Dere was fighting around the country all the time after dat, but I seen no battles. Only sometimes I hear the guns going BOOM! BOOM! away off and know that pretty soon the soldiers will come running by the place going every which way, dey come by lots of times and I see them bleeding and wanting water to drink.
One morning I got up and went out on the porch. Dere was a man dere waiting for help. "Would your master give me some medicine?" the man say to me, and I go into the house and get Master Grant.
When the master come out he look at the man and say, "Henry! What's the matter?" When he finds out the man is shot and sick he takes him into the house and lets him stay. Henry Hill, dat was the man's name, was kin to Tom Hill, one of the plantation owners down in the country more. They say he married a sister of Master Grants after the war ended.
Before the war was over Master Grant search out all the things dat was hid and take his slave to Elberton, Georgia. All the other slave owners do the same. Dat was the last year of the war and dat is where we was all freed.
The master got mean along about the time of freedom; some of the slaves was shot because dey wouldn't work. The master say, "If dey won't work just git rid of dem!" The overseer done what he said, but Ma and me was one of the family and nobody git mad at us for nothing we do or nothing we don't.

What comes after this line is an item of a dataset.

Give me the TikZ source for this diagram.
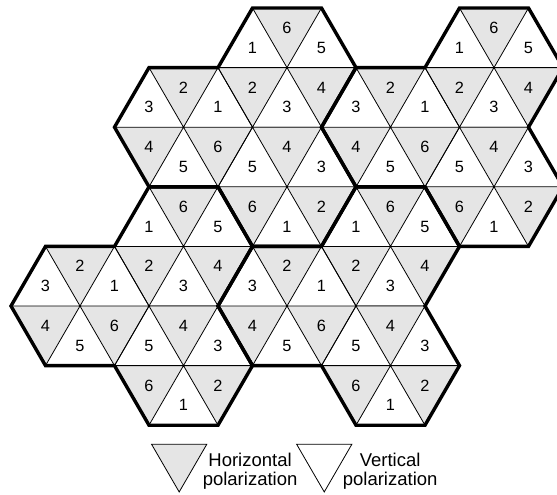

Somehow after the freedom Ma got a little farm and worked on it. She didn't do no more spinning for Mistress Grant and no more working in the master's garden, but she had to work harder than ever before, even though it was for her ownself. Dat's when I work too. Wore myself out after freedom and got kinder tired hearing folks yelling about Grant and Lincoln setting us free.
I married Abraham Scott, then sometime after come to Muskogee; before Statehood it was. Dere was four children; two of dem died. The living are Lizzie and Booey; the boy Booey had a good job at Atlanta. The dead are Robert Scott and John Henry Washington Scott.
I belong to the church every year since 80 years ago. Everybody ought to have religion and if anybody gets behind in their religion, just boot him back into the church, just like the overseer boot 'em along the cotton rows in slave times.